それはないよ、おかーさん

買ってきたプリンアラモードを母親の前に置いた午後4時。

小腹が空いてきた、というので、今日の午前の買い出しで買ってきたアラモードである。

「これ、おいしそう、食べたい」と、母に何度もくっきりと言われ、スーパーのデザートコーナーで買ったそのアラモードなのである。

スーパーレベルとは思えぬボリュウムとお値段であったが、人気の商品らしくレジに並んでいると、プリンアラモード入りのカゴを手にしている婦人を見かけ、ナイスチョイスの買い物としばし幸福感に浸る。

フルーツと生クリームがてんこ盛りのそのアラモードを母の目の前に置いた途端、

その表情が曇るのを素早く察知する。

案の定、予想通りのひとことが続いた。

「こんなしつこそうなの、食べられないよ」

しつこそう、は母がよく使う食べモノへの枕言葉である。

「あのー、さっき買ってきたんですけど」

「あのー、あなたが食べたいって言ったんですけど」

母、ふーんという表情を一瞬見せるものの、

「そんなこと言ってないよ」

と、ここもきっぱりくっきり言って、さっぱりした顔つきになっている。

「私がこんなに食べられるはずないでしょ」

「私はプリンより珈琲ゼリーが好きなんだから」

「○○が買ったんじゃないの」

と、そんなしつこそうなプリンは、スイーツ好きの兄のもの、みたいな顔をする。

出たな、母を操る妖魔め、と母の裏側に存しているらしき、ナニモノかの登場にやや静脈が太くなる。

静まれ、心臓、と唱えつつ

「でもさー、食べられるだけ、食べてみたら」とカップのフタをあけて、スプーンをプリンめがけて差し込むと、何とかおつきあいのひとさじを口に運ぶ母であった。

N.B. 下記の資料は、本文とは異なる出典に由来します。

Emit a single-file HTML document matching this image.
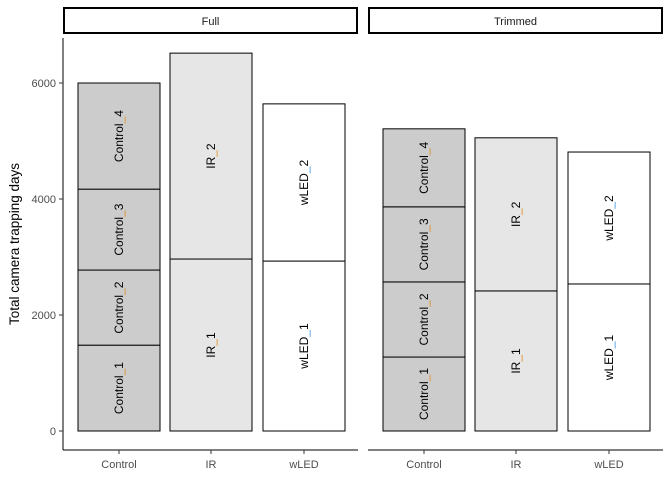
<!DOCTYPE html>
<html><head><meta charset="utf-8"><style>body{margin:0;background:#fff}svg{display:block;font-family:"Liberation Sans",Arial,sans-serif}</style></head>
<body>
<svg id="chart" width="672" height="480" viewBox="0 0 672 480"></svg>
<script>
const panels = ["Full","Trimmed"];
const categories = ["Control","IR","wLED"];
const segNames = {Control:["Control_1","Control_2","Control_3","Control_4"],IR:["IR_1","IR_2"],wLED:["wLED_1","wLED_2"]};
const fullValues = {Control:[1480,1295,1395,1830],IR:[2965,3550],wLED:[2930,2710]};
const trimmedValues = {Control:[1275,1295,1295,1345],IR:[2415,2640],wLED:[2535,2275]};
const yTicks = [0,2000,4000,6000];
const fills = {Control:"#cccccc",IR:"#e6e6e6",wLED:"#ffffff"};
const usColor = {Control:"#e08b1c",IR:"#e08b1c",wLED:"#3a8fd8"};

const NS="http://www.w3.org/2000/svg";
const svg=document.getElementById('chart');
function mk(t,a,p){const e=document.createElementNS(NS,t);for(const k in a)e.setAttribute(k,a[k]);(p||svg).appendChild(e);return e;}
const y0=431, k=348/6000;
const Y=v=>y0-v*k;
const panelX=[[63,358],[368,663]];
const catOffsets=[15,107,200], barW=82;

// y axis
const yaxis=mk('g',{});


mk('line',{x1:63,y1:38,x2:63,y2:450,stroke:'#000','stroke-width':1},yaxis);
yTicks.forEach(t=>{
  mk('line',{x1:59,y1:Y(t),x2:63,y2:Y(t),stroke:'#333'},yaxis);
  const tx=mk('text',{x:56,y:Y(t)+4,'text-anchor':'end','font-size':11,fill:'#4d4d4d'},yaxis);
  tx.textContent=t;
  
  
});
const yt=mk('text',{x:0,y:0,transform:'translate(19,244) rotate(-90)','text-anchor':'middle','font-size':13.5,fill:'#000'});
yt.textContent='Total camera trapping days';



panels.forEach((p,pi)=>{
  const [x0,x1]=panelX[pi];
  const g=mk('g',{});
  
  
  const st=mk('rect',{x:x0+1,y:8,width:x1-x0-2,height:25,fill:'#fff',stroke:'#000','stroke-width':2},g);
  
  
  const stt=mk('text',{x:(x0+x1)/2,y:25,'text-anchor':'middle','font-size':11,fill:'#1a1a1a'},g);
  stt.textContent=p;
  mk('line',{x1:x0,y1:450,x2:x1,y2:450,stroke:'#000'},g);
  const vals=pi===0?fullValues:trimmedValues;
  categories.forEach((c,ci)=>{
    const bx=x0+catOffsets[ci];
    let cum=0;
    vals[c].forEach((v,si)=>{
      const top=Y(cum+v), bot=Y(cum);
      cum+=v;
      const r=mk('rect',{x:bx,y:top,width:barW,height:bot-top,fill:fills[c],stroke:'#000','stroke-width':1},g);
      
      
      const cx=bx+barW/2+4, cy=(top+bot)/2;
      const t=mk('text',{transform:`translate(${cx},${cy}) rotate(-90)`,'text-anchor':'middle','font-size':12,fill:'#000'},g);
      const parts=segNames[c][si].split('_');
      const a=mk('tspan',{},t);a.textContent=parts[0];
      const u=mk('tspan',{fill:usColor[c]},t);u.textContent='_';
      const b=mk('tspan',{},t);b.textContent=parts[1];
      
      
    });
    const mx=bx+barW/2;
    mk('line',{x1:mx,y1:450,x2:mx,y2:454,stroke:'#333'},g);
    const xl=mk('text',{x:mx,y:468,'text-anchor':'middle','font-size':11,fill:'#4d4d4d'},g);
    xl.textContent=c;
    
    
  });
});
</script>
</body></html>
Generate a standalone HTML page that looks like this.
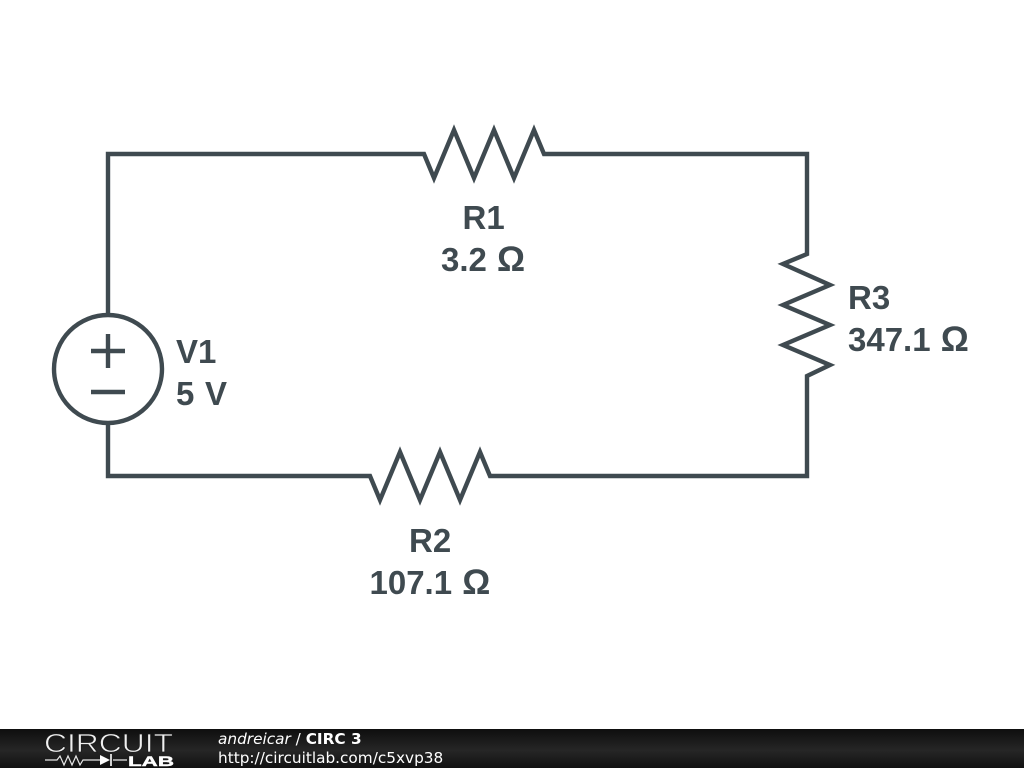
<!DOCTYPE html>
<html><head><meta charset="utf-8"><style>
html,body{margin:0;padding:0;background:#fff;width:1024px;height:768px;overflow:hidden}
svg{display:block;filter:blur(0.35px)}
.l{font-family:"Liberation Sans",sans-serif;font-weight:bold;font-size:33px;fill:#3f4a50}
.o{font-size:35px}
.f{font-family:"DejaVu Sans",sans-serif;font-size:15.3px;fill:#fff}
</style></head><body>
<svg width="1024" height="768" viewBox="0 0 1024 768" xmlns="http://www.w3.org/2000/svg">
<defs><linearGradient id="g" x1="0" y1="0" x2="0" y2="1"><stop offset="0" stop-color="#0e0e0e"/><stop offset="0.55" stop-color="#262626"/><stop offset="1" stop-color="#111"/></linearGradient></defs>
<g fill="none" stroke="#3f4a50" stroke-width="4.4" stroke-linejoin="miter">
<path d="M108 315V154H424L434 178L454 130L474 178L494 130L514 178L534 130L544 154H807V254L783 264L830 285L783 305L830 325L783 345L830 365L807 376V476H490L480 452L460 500L440 452L420 500L400 452L380 500L370 476H108V423"/>
<circle cx="108" cy="369" r="54"/>
<path d="M91 351H125M108 334V368M91 392H125"/>
</g>
<text class="l" x="462.5" y="229">R1</text>
<text class="l" x="441" y="271">3.2 <tspan class="o" dx="1">Ω</tspan></text>
<text class="l" x="409" y="552">R2</text>
<text class="l" x="369.5" y="594">107.1 <tspan class="o" dx="1">Ω</tspan></text>
<text class="l" x="848" y="309">R3</text>
<text class="l" x="848" y="351">347.1 <tspan class="o" dx="1">Ω</tspan></text>
<text class="l" x="176" y="363">V1</text>
<text class="l" x="176" y="405" textLength="51">5 V</text>
<rect x="0" y="729" width="1024" height="39" fill="url(#g)"/>
<text x="44" y="752" font-family="'Liberation Sans',sans-serif" font-size="26" fill="#f0f0f0" stroke="#1c1c1c" stroke-width="0.7" textLength="129" lengthAdjust="spacingAndGlyphs">CIRCUIT</text>
<path d="M45 760H57L60 756L64 765L68 756L72 765L76 756L80 765L83 760H100M113 760H127" fill="none" stroke="#e8e8e8" stroke-width="1.2"/>
<path d="M100 755L110 760L100 765Z" fill="#fff"/>
<path d="M111 754V766" stroke="#fff" stroke-width="1.6"/>
<text x="128" y="766" font-family="'Liberation Sans',sans-serif" font-weight="bold" font-size="14" fill="#fff" stroke="#fff" stroke-width="0.4" textLength="46" lengthAdjust="spacingAndGlyphs">LAB</text>
<text class="f" x="218" y="744"><tspan font-style="italic">andreicar</tspan> / <tspan font-weight="bold">CIRC 3</tspan></text>
<text class="f" x="218" y="763">http://circuitlab.com/c5xvp38</text>
</svg>
</body></html>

「ね、おいしいでしょ、意外に、だってマミーはみかんの缶詰好きじゃん」

マミーと言って、ちょっと洋風な空間を作り出してみる。

だが、結局1/3ほど、やっと食べて、兄がその残りを食べるといういつものパターンになった。

「あのね、だから言ってるでしょ、食べたいっていっても食べられないから」

「買わないほうがストレスたまらないよ」

と何度も兄に忠告されていたのに、何度も騙される妹なのであった。

残り物係の兄は美味しさの基準値が高いので、自分でも処理できず、みすみす廃棄処分にするスイーツや菓子パンもあるという。

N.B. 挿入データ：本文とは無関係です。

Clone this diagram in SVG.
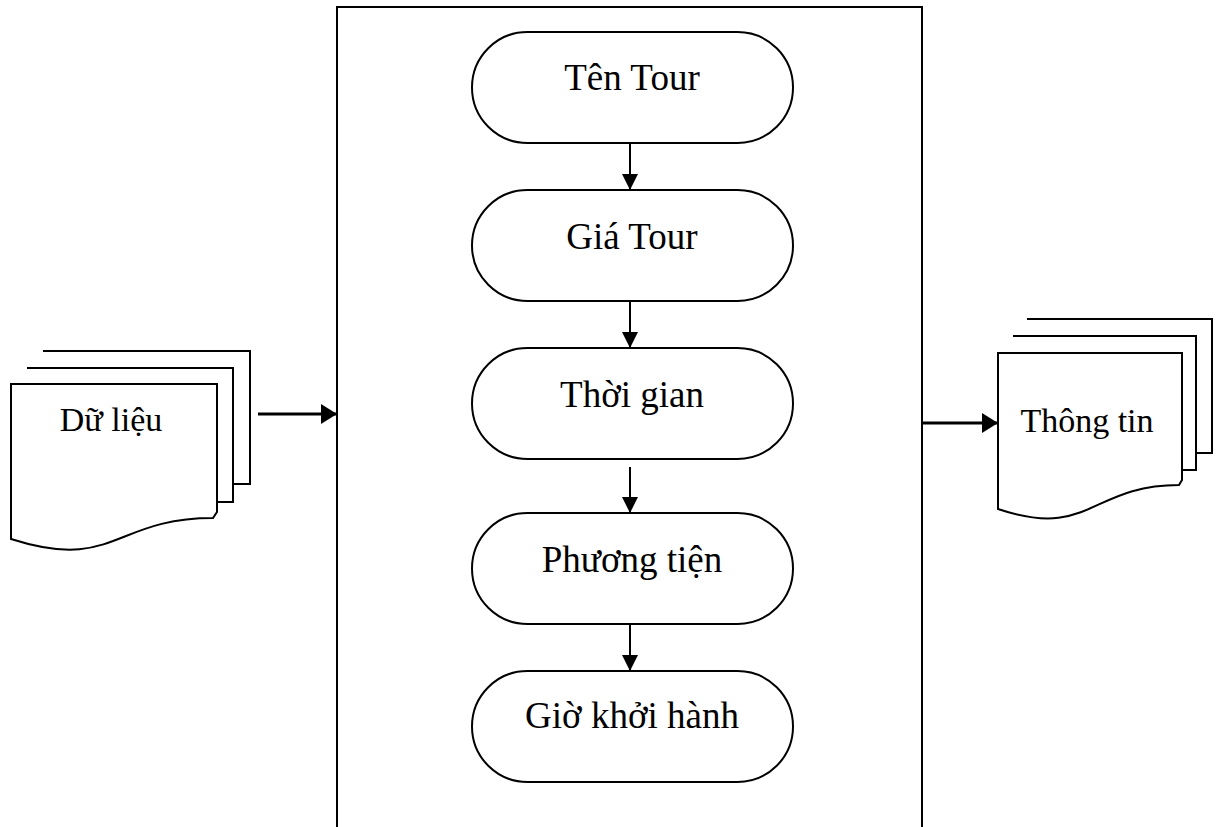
<svg xmlns="http://www.w3.org/2000/svg" width="1220" height="827" viewBox="0 0 1220 827">
  <defs>
    <marker id="headV" viewBox="0 0 16 16" refX="16" refY="8" markerWidth="16" markerHeight="16" markerUnits="userSpaceOnUse" orient="auto">
      <path d="M0,0 L16,8 L0,16 Z" fill="#000"/>
    </marker>
    <marker id="headH" viewBox="0 0 16 20" refX="16" refY="10" markerWidth="16" markerHeight="20" markerUnits="userSpaceOnUse" orient="auto">
      <path d="M0,0 L16,10 L0,20 Z" fill="#000"/>
    </marker>
  </defs>
  <style>
    .frame { fill: #fff; stroke: #000; stroke-width: 2; }
    .term { fill: #fff; stroke: #000; stroke-width: 2; }
    .sheet { fill: #fff; stroke: #000; stroke-width: 2; stroke-linejoin: miter; }
    .lbl { font-family: "Liberation Serif", "Times New Roman", serif; font-size: 37px; fill: #000; text-anchor: middle; }
    .doclbl { font-family: "Liberation Serif", "Times New Roman", serif; font-size: 34px; fill: #000; text-anchor: middle; }
    .flow { stroke: #000; stroke-width: 2; fill: none; marker-end: url(#headV); }
    .io { stroke: #000; stroke-width: 3; fill: none; marker-end: url(#headH); }
  </style>

  <rect width="1220" height="827" fill="#fff"/>

  <!-- processing frame (open at the bottom edge of the page) -->
  <g id="process-frame">
    <path class="frame" d="M337,830 V7 H922 V830"/>
  </g>

  <!-- input documents -->
  <g id="doc-input">
    <path class="sheet" d="M43,351 H250 V484 H233"/>
    <path class="sheet" d="M27,368 H233 V502 H217"/>
    <path class="sheet" d="M11,384 H217 V512 L213,518 C114,518 114,572 11,539 Z"/>
    <text class="doclbl" x="111" y="431">Dữ liệu</text>
  </g>

  <!-- output documents -->
  <g id="doc-output">
    <path class="sheet" d="M1027,319 H1212 V453 H1196"/>
    <path class="sheet" d="M1013,336 H1196 V470 H1182"/>
    <path class="sheet" d="M998,353 H1182 V480 L1179,485 C1090,485 1090,540 998,509 Z"/>
    <text class="doclbl" x="1087" y="432">Thông tin</text>
  </g>

  <!-- fields -->
  <g id="ten-tour">
    <rect class="term" x="472" y="32" width="321" height="111" rx="55.5" ry="55.5"/>
    <text class="lbl" x="632" y="90">Tên Tour</text>
  </g>
  <g id="gia-tour">
    <rect class="term" x="472" y="190" width="321" height="111" rx="55.5" ry="55.5"/>
    <text class="lbl" x="632" y="249">Giá Tour</text>
  </g>
  <g id="thoi-gian">
    <rect class="term" x="472" y="348" width="321" height="111" rx="55.5" ry="55.5"/>
    <text class="lbl" x="632" y="407">Thời gian</text>
  </g>
  <g id="phuong-tien">
    <rect class="term" x="472" y="513" width="321" height="111" rx="55.5" ry="55.5"/>
    <text class="lbl" x="632" y="572">Phương tiện</text>
  </g>
  <g id="gio-khoi-hanh">
    <rect class="term" x="472" y="671" width="321" height="111" rx="55.5" ry="55.5"/>
    <text class="lbl" x="632" y="728">Giờ khởi hành</text>
  </g>

  <!-- connectors -->
  <g id="connectors">
    <line class="flow" x1="630" y1="143" x2="630" y2="190"/>
    <line class="flow" x1="630" y1="301" x2="630" y2="348"/>
    <line class="flow" x1="630" y1="467" x2="630" y2="513"/>
    <line class="flow" x1="630" y1="624" x2="630" y2="671"/>
    <line class="io" x1="258" y1="414" x2="337" y2="414"/>
    <line class="io" x1="922" y1="423" x2="998" y2="423"/>
  </g>
</svg>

少食の母が食べたいと言うと、つい買ってしまうという失態を何度も繰り返し、絶対もう買うまい、と決心して買い物に臨むのだが、

母の「絶対食べられるから」をなぜか信じてしまう。

「絶対だよね」

「絶対」

「絶対だよね」

「絶対食べるよ」

と、連呼しあうスーパー内の母娘、かなり、目立っているような気がする。